Мы с отцом всегда с нетерпением ждали, когда можно будет, захватив корзинку с едой и прочую поклажу, отправиться на машинах за город и забыть на время все заботы.
Отец проявлял изумительное терпение в том, что касалось внешней стороны дипломатической жизни. Встречаться с представителями других стран тоже было важно, к тому же эти обеды и ленчи длились не более двух-трех часов и потому не очень утомляли. Они всегда проходили одинаково. После десерта мужчины удалялись со своими сигарами поговорить о политике, а дамы, оставшись одни, болтали о женской эмансипации, о платьях, о пустяках. Когда же к ним возвращались мужчины, чтобы вновь стать кавалерами, дамы окружали отца и просили: «О, доктор Нансен, пожалуйста, расскажите про медведей!»
Я, словно это было вчера, вижу, как отец, смущенно улыбаясь и чуть склонив голову набок, сидит в центре группы, окруженный дамами, а сзади, дымя сигарами и тоже внимательно слушая, стоят мужчины. Без конца повторяет он одни и те же истории про медведей в Ледовитом океане и каждый раз раздаются одни и те же восклицания: «Господи! Как интересно!», «Боже, какие приключения!»
Случалось, мне надоедали все эти поклонницы, и однажды я пожаловалась на свои горести Яльмару Люндбому. Предстоял обед «в честь доктора Нансена», и я решила забастовать.

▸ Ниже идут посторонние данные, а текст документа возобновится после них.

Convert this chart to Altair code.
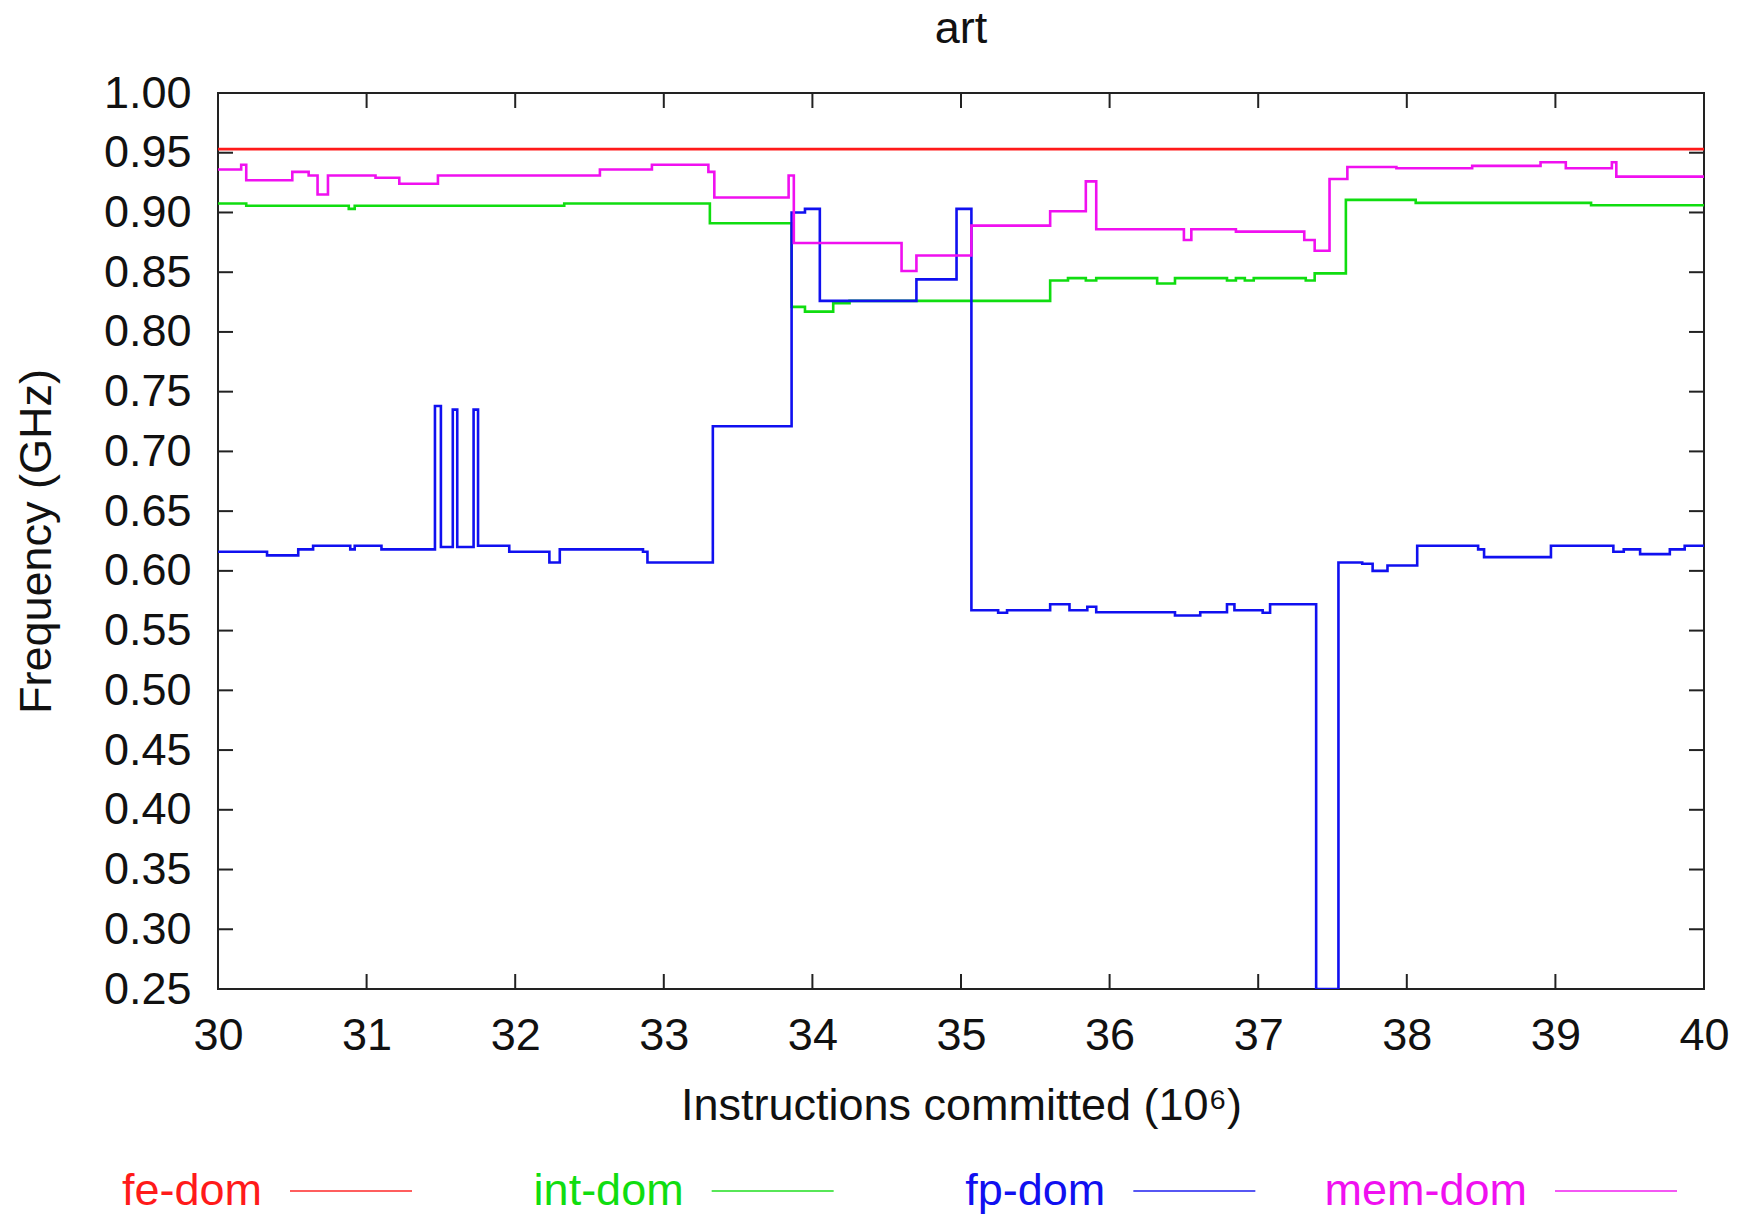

«И не надо тебе уставать от этих людишек,— сказал Люндбом,— оставайся-ка у меня, мы славно проведем время». Он пошел позвонить отцу и вернулся очень довольный: «Видишь, как все просто». Отец разрешил мне не ходить на обед, раз у меня «болит голова».
Я была уже в постели, когда отец вернулся, но он не зашел пожелать мне доброй ночи. И едва-едва поздоровался на следующее утро. Попозже позвонил Люндбом, который, наверно, проснулся с угрызениями совести: «Ну, как дела?»—«Дела плохие,— ответила я, чуть не плача,— отец сказал, что мы оба бессовестные эгоисты».—«Конечно, эгоисты,— сказал Люндбом, и я услышала, как он посмеивается на том конце провода.— По-моему, иногда нельзя иначе...» Мне не удалось его дослушать. Я почувствовала, как меня обнимают сильные руки. Нет, дуться отец не умел. Но и я больше не бастовала, когда устраивались обеды в его честь.